I think it’s a bit painful to see a segfaulting issue go stale, so let me try to revive this. It seems clear that the current situation is invalid. I see three possible solutions also mentioned before:

  1. Remove the Send/Sync implementations and make bam::Record not shareable.
  2. Replace the Rc<HeaderView> with Arc<HeaderView> and always pay the performance penalty.
  3. Remove Rc<HeaderView> from Record. Breaking change, but introduced fairly recent.

Anyone see another way out of this? Do we take a vote? I’m on 1 or 3, but mostly 3.
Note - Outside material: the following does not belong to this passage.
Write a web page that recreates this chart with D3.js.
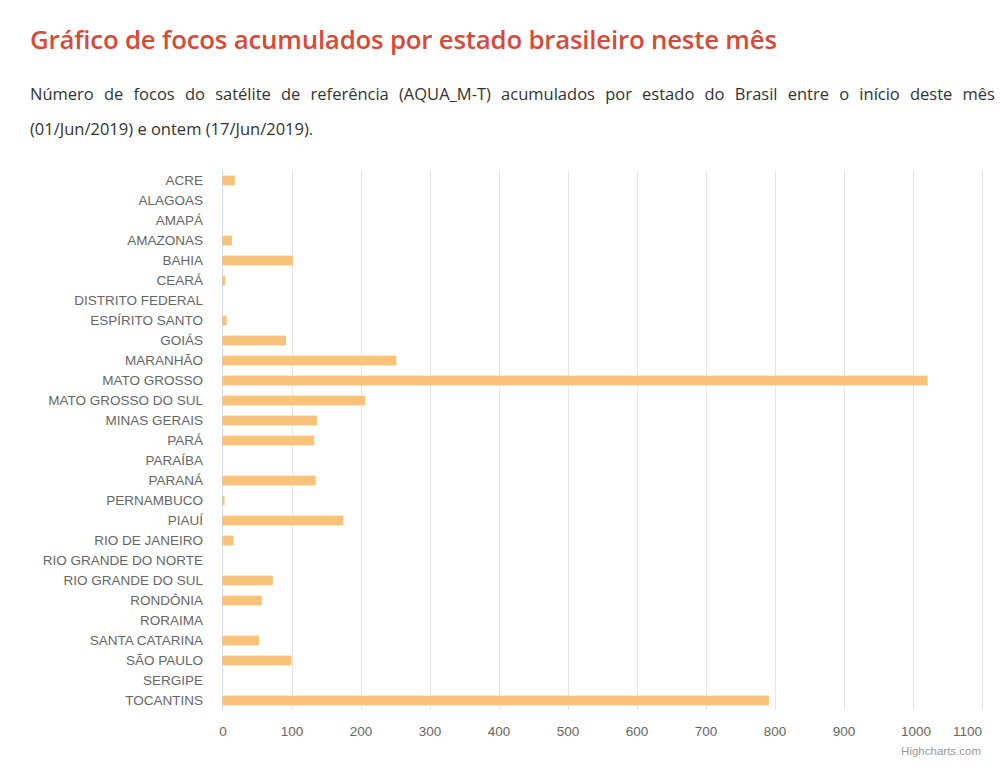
<!DOCTYPE html>
<html>
<head>
<meta charset="utf-8">
<script src="https://cdn.jsdelivr.net/npm/d3@7"></script>
<style>
  body { margin: 0; background: #fff; }
  #wrap { position: relative; width: 1000px; height: 778px; }
  h2 {
    position: absolute; left: 30px; top: 21px; margin: 0;
    font-family: "Open Sans", sans-serif; font-weight: 600; font-size: 25.8px;
    color: #d84a38; letter-spacing: -0.2px;
  }
  p {
    position: absolute; left: 30px; top: 76px; width: 965px; margin: 0;
    font-family: "Open Sans", sans-serif; font-size: 16.5px; line-height: 35px;
    color: #333; text-align: justify;
  }
  svg { position: absolute; left: 0; top: 0; }
</style>
</head>
<body>
<div id="wrap">
  <h2>Gráfico de focos acumulados por estado brasileiro neste mês</h2>
  <p>Número de focos do satélite de referência (AQUA_M-T) acumulados por estado do Brasil entre o início deste mês (01/Jun/2019) e ontem (17/Jun/2019).</p>
  <svg id="svg"></svg>
</div>
<script>
const estados = ['ACRE','ALAGOAS','AMAPÁ','AMAZONAS','BAHIA','CEARÁ','DISTRITO FEDERAL',
  'ESPÍRITO SANTO','GOIÁS','MARANHÃO','MATO GROSSO','MATO GROSSO DO SUL','MINAS GERAIS',
  'PARÁ','PARAÍBA','PARANÁ','PERNAMBUCO','PIAUÍ','RIO DE JANEIRO','RIO GRANDE DO NORTE',
  'RIO GRANDE DO SUL','RONDÔNIA','RORAIMA','SANTA CATARINA','SÃO PAULO','SERGIPE','TOCANTINS'];
const focos = [18,0,0,14,102,4,0,6,92,252,1022,207,137,133,0,135,3,175,16,0,73,57,0,53,100,0,792];
const ticks = [0,100,200,300,400,500,600,700,800,900,1000,1100];

const W = 1000, H = 778;
const pLeft = 222.5, pRight = 981.5, pTop = 170, pBottom = 710;
const font = "'Liberation Sans', Arial, sans-serif";

const svg = d3.select("#svg").attr("width", W).attr("height", H);

const x = d3.scaleLinear().domain([0, 1100]).range([pLeft, pRight]);
const y = d3.scaleBand().domain(estados).range([pTop, pBottom]).paddingInner(0.515).paddingOuter(0.2575);

// grid
svg.append("g")
  .selectAll("line")
  .data(ticks.slice(1))
  .enter().append("line")
  .attr("x1", d => Math.round(x(d)) + 0.5)
  .attr("x2", d => Math.round(x(d)) + 0.5)
  .attr("y1", pTop)
  .attr("y2", pBottom)
  .attr("stroke", "#e6e6e6")
  .attr("stroke-width", 1);

// category axis line
svg.append("line")
  .attr("x1", pLeft).attr("x2", pLeft)
  .attr("y1", pTop).attr("y2", pBottom)
  .attr("stroke", "#ccd6eb")
  .attr("stroke-width", 1);

// bars
svg.append("g")
  .selectAll("rect")
  .data(estados)
  .enter().append("rect")
  .attr("x", x(0))
  .attr("y", d => y(d) + 0.5)
  .attr("width", (d, i) => x(focos[i]) - x(0))
  .attr("height", y.bandwidth())
  .attr("fill", "#f8c27a");

// category labels
svg.append("g")
  .selectAll("text")
  .data(estados)
  .enter().append("text")
  .attr("x", 203)
  .attr("y", d => y(d) + y.bandwidth() / 2 + 0.5)
  .attr("dy", "0.35em")
  .attr("text-anchor", "end")
  .style("font-family", font)
  .style("font-size", "13.5px")
  .style("fill", "#666")
  .text(d => d);

// value axis labels
const xAxis = d3.axisBottom(x).tickValues(ticks).tickFormat(d3.format("d")).tickSize(0).tickPadding(0);
const gx = svg.append("g").attr("transform", `translate(0, 736)`).call(xAxis);
gx.select(".domain").remove();
gx.selectAll("text")
  .attr("dy", 0)
  .style("font-family", font)
  .style("font-size", "13.5px")
  .style("fill", "#666")
  .attr("text-anchor", d => d === 1100 ? "end" : "middle")
  .attr("x", d => d === 1000 ? 3 : 0);

svg.append("text")
  .attr("x", 981)
  .attr("y", 755)
  .attr("text-anchor", "end")
  .style("font-family", font)
  .style("font-size", "11.5px")
  .style("fill", "#999")
  .text("Highcharts.com");
</script>
</body>
</html>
What’s the consensus here? It seems that Arc (option 3) requires the least code-change and @veldsla has shown that the performance hit is tolerable. Is there some concurrency setup where this is not an issue? @sitag recommends using rayon parallel iterator. Is there an exampl here?

I made a draft PR (#345) trying to work around this particular soundness issue. Please let me know what you think.

Having seen these results, I still don’t change my preference. I think the header has no useful place in the Record and the sacrificing of the AbstractInterval trait would be a good thing. Also when doing my naive s/Rc/Arc/ I saw: 17 occurrences of unsafe impl (Send|Sync) for structs that often contain Rc. So a decent unsafe audit is in order.